Bristol sends address sign objectors to existing appeal process

An example of the address signs in Bristol.

The Bristol Village Board — faced with complaints from two subdivisions — opted to keep in place an appeal process for residents who object to the placement of emergency address signs in the village.

The village has installed the signs on each property within the village with an address to help emergency responders quickly identify addresses. The signs are green, reflective for night viewing and mounted on a metal post in a set place in a yard.

The village this summer has installed about 2,500 of the signs and has about 50 more to install yet, said village administrator Randy Kerkman. The installation was done by an outside company, not village employees.

At Monday’s regular board meeting, representatives of two subdivisions spoke, asking for exceptions to the placement of the signs.

Connie Soper, representing the Bristol Ridge subdivision (130th Avenue and Highway 50) said some of her fellow residents had various complaints about the signs including a lack of notice from the village that they were being installed, location of where the signs were put, when the signs were installed and that placement in some cases prevented children from playing in the front yard.

Tom Strenger, representing the Oak Ridge subdivision (190th Avenue and 83rd Street), objected largely to the aesthetics of the signs, saying the metal post did not conform with covenants in place in the subdivision. He asked that residents in his subdivision be allowed to mount the signs on lamp posts that are at every property.

For their part, village officials listened to the complaints and showed empathy, but in the end they supported the need for the signs and how they were placed.

“The whole point of this is uniformity,” said village President Mike Farrell “so out first responders would know where a sign would be. If we allow wholesale movement of the signs we have defeated the purpose. I don’t want this getting out of control.”

Trustee Ruth Atwood related a personal story about how fast response from the fire department helped save a fire from destroying her home.

“I understand all the cosmetics about a sign on a post, but let’s look at the real issue here,” Atwood said. “If they can’t find those numbers (in an emergency) you’re not going to be happy. Think carefully; you don’t want to lose your house.”

Perhaps one of the strongest endorsements for the signs came from Kenosha County Sheriff’s Department Sgt. Chase Forster, who was in the audience. In his law enforcement career, he has responded to all kinds of emergency situations, Forster said.

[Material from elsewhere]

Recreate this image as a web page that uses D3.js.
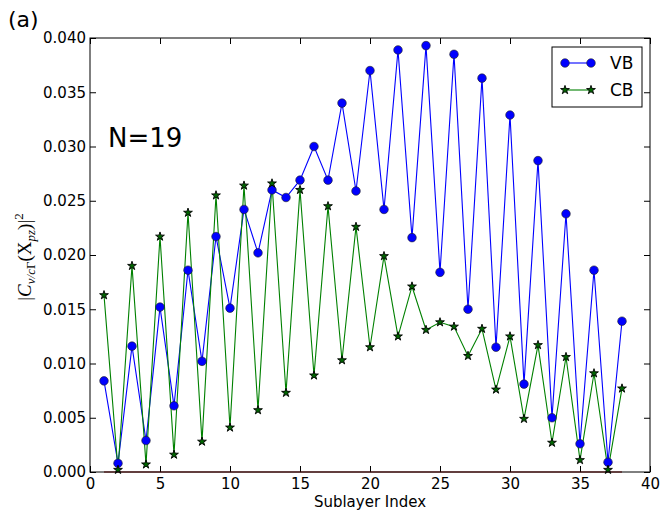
<!DOCTYPE html>
<html>
<head>
<meta charset="utf-8">
<script src="https://cdn.jsdelivr.net/npm/d3@7"></script>
<style>
  body { margin: 0; background: #fff; }
  svg text { font-family: "DejaVu Sans", sans-serif; }
  svg text.math { font-family: "Liberation Serif", "DejaVu Serif", serif; }
</style>
</head>
<body>
<div id="chart"></div>
<script>
// sublayer index 1..38
const layers = d3.range(1, 39);
const vb = [0.0084, 0.0008, 0.0116, 0.0029, 0.0152, 0.0061, 0.0186, 0.0102, 0.0217, 0.0151,
            0.0242, 0.0202, 0.0260, 0.0253, 0.0269, 0.0300, 0.0269, 0.0340, 0.0259, 0.0370,
            0.0242, 0.0389, 0.0216, 0.0393, 0.0184, 0.0385, 0.0150, 0.0363, 0.0115, 0.0329,
            0.0081, 0.0287, 0.0050, 0.0238, 0.0026, 0.0186, 0.0009, 0.0139];
const cb = [0.0163, 0.0002, 0.0190, 0.0007, 0.0217, 0.0016, 0.0239, 0.0028, 0.0255, 0.0041,
            0.0264, 0.0057, 0.0266, 0.0073, 0.0260, 0.0089, 0.0245, 0.0103, 0.0226, 0.0115,
            0.0199, 0.0125, 0.0171, 0.0131, 0.0138, 0.0134, 0.0107, 0.0132, 0.0076, 0.0125,
            0.0049, 0.0117, 0.0027, 0.0106, 0.0011, 0.0091, 0.0002, 0.0077];
const zeros = layers.map(() => 0);
const xTicks = [0, 5, 10, 15, 20, 25, 30, 35, 40];
const yTicks = [0, 0.005, 0.010, 0.015, 0.020, 0.025, 0.030, 0.035, 0.040];

const width = 663, height = 516,
      margin = {top: 38, right: 13, bottom: 44, left: 90},
      innerWidth = width - margin.left - margin.right,
      innerHeight = height - margin.top - margin.bottom;

const svg = d3.select("#chart").append("svg")
    .attr("width", width)
    .attr("height", height);

const viz = svg.append("g")
    .attr("transform", `translate(${margin.left},${margin.top})`);

const x = d3.scaleLinear().domain([0, 40]).range([0, innerWidth]);
const y = d3.scaleLinear().domain([0, 0.04]).range([innerHeight, 0]);

// axes, ticks pointing inward on all four sides
const tickStyle = g => {
    g.select(".domain").remove();
    g.selectAll("line").attr("stroke", "#000");
    g.selectAll("text").attr("font-size", "15px").attr("fill", "#000");
};
const noLabels = g => g.selectAll("text").remove();

viz.append("g")
    .attr("transform", `translate(0,${innerHeight})`)
    .call(d3.axisBottom(x).tickValues(xTicks).tickSizeInner(-6).tickPadding(6).tickFormat(d3.format("d")))
    .call(tickStyle);
viz.append("g")
    .call(d3.axisTop(x).tickValues(xTicks).tickSizeInner(-6))
    .call(tickStyle).call(noLabels);
viz.append("g")
    .call(d3.axisLeft(y).tickValues(yTicks).tickSizeInner(-6).tickPadding(4).tickFormat(d3.format(".3f")))
    .call(tickStyle);
viz.append("g")
    .attr("transform", `translate(${innerWidth},0)`)
    .call(d3.axisRight(y).tickValues(yTicks).tickSizeInner(-6))
    .call(tickStyle).call(noLabels);

const line = d3.line().x((d, i) => x(layers[i])).y(d => y(d));

viz.append("path").datum(zeros)
    .attr("fill", "none").attr("stroke", "#8b0000").attr("stroke-width", 1.2)
    .attr("d", line);

viz.append("path").datum(vb)
    .attr("fill", "none").attr("stroke", "#0000ff").attr("stroke-width", 1.1)
    .attr("d", line);

viz.append("path").datum(cb)
    .attr("fill", "none").attr("stroke", "#008000").attr("stroke-width", 1.1)
    .attr("d", line);

viz.append("g").selectAll("circle")
    .data(vb).enter().append("circle")
    .attr("cx", (d, i) => x(layers[i]))
    .attr("cy", d => y(d))
    .attr("r", 4.3)
    .attr("fill", "#0000ff")
    .attr("stroke", "#222")
    .attr("stroke-width", 0.6);

const star = d3.symbol().type(d3.symbolStar).size(24);
viz.append("g").selectAll("path")
    .data(cb).enter().append("path")
    .attr("d", star)
    .attr("transform", (d, i) => `translate(${x(layers[i])},${y(d)})`)
    .attr("fill", "#006400")
    .attr("stroke", "#000")
    .attr("stroke-width", 0.9);

// frame
viz.append("rect")
    .attr("width", innerWidth).attr("height", innerHeight)
    .attr("fill", "none").attr("stroke", "#000").attr("stroke-width", 1);

// legend
const legend = viz.append("g").attr("transform", `translate(${innerWidth - 98},${9})`);
legend.append("rect")
    .attr("width", 90).attr("height", 60)
    .attr("fill", "#fff").attr("stroke", "#000").attr("stroke-width", 1);
legend.append("line").attr("x1", 13).attr("x2", 39).attr("y1", 16).attr("y2", 16)
    .attr("stroke", "#0000ff").attr("stroke-width", 1.1);
[13, 39].forEach(cx => legend.append("circle").attr("cx", cx).attr("cy", 16).attr("r", 4.3)
    .attr("fill", "#0000ff").attr("stroke", "#222").attr("stroke-width", 0.6));
legend.append("text").attr("x", 58).attr("y", 22).attr("font-size", "17px").text("VB");
legend.append("line").attr("x1", 13).attr("x2", 39).attr("y1", 43).attr("y2", 43)
    .attr("stroke", "#008000").attr("stroke-width", 1.1);
[13, 39].forEach(cx => legend.append("path").attr("d", star)
    .attr("transform", `translate(${cx},43)`)
    .attr("fill", "#006400").attr("stroke", "#000").attr("stroke-width", 0.9));
legend.append("text").attr("x", 58).attr("y", 49).attr("font-size", "17px").text("CB");

// annotations
viz.append("text").attr("x", 18).attr("y", 109).attr("font-size", "26px").text("N=19");
svg.append("text").attr("x", 8).attr("y", 27).attr("font-size", "22px").text("(a)");

svg.append("text")
    .attr("x", margin.left + innerWidth / 2).attr("y", 507)
    .attr("text-anchor", "middle").attr("font-size", "15px")
    .text("Sublayer Index");

const ylab = svg.append("text")
    .classed("math", true)
    .attr("transform", `translate(31,${margin.top + innerHeight / 2 + 2}) rotate(-90)`)
    .attr("text-anchor", "middle")
    .attr("font-size", "19px");
ylab.append("tspan").text("|");
ylab.append("tspan").attr("font-style", "italic").text("C");
ylab.append("tspan").attr("font-style", "italic").attr("font-size", "13px").attr("dy", 4).text("v/c");
ylab.append("tspan").attr("font-size", "13px").text("Γ");
ylab.append("tspan").attr("dy", -4).text("(X");
ylab.append("tspan").attr("font-style", "italic").attr("font-size", "13px").attr("dy", 4).text("pz");
ylab.append("tspan").attr("dy", -4).text(")|");
ylab.append("tspan").attr("font-size", "13px").attr("dy", -8).text("2");
</script>
</body>
</html>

“These signs make a world of difference … to find that house,” Forster said. “I can’t even put into words how much better it is. These signs really do put a first responder in a better place in a crucial time … when your life is at stake and you want them to find your house.”

Two residents in the audience also spoke in support of the signs.

“These signs are serving a purpose,” said Marvin Farm. “They should stick to consistency as much as possible.

Bristol Fire and Rescue Chief John Niederer said the signs have already paid off in locating previously difficult to locate addresses in crucial situations.

“We absolutely are seeing an improvement in service,” Niederer said.

Kerkman said residents are able to appeal the placement of the signs through a process that goes through the village building inspector.

While the board had a petition from Bristol Ridge objecting to the signs, the board instead voted unanimously to keep the current appeal process for the signs in place and suggested those with objections make use of that process.

Kerkman said of about 2,500 sign installations, 12 variances have been granted.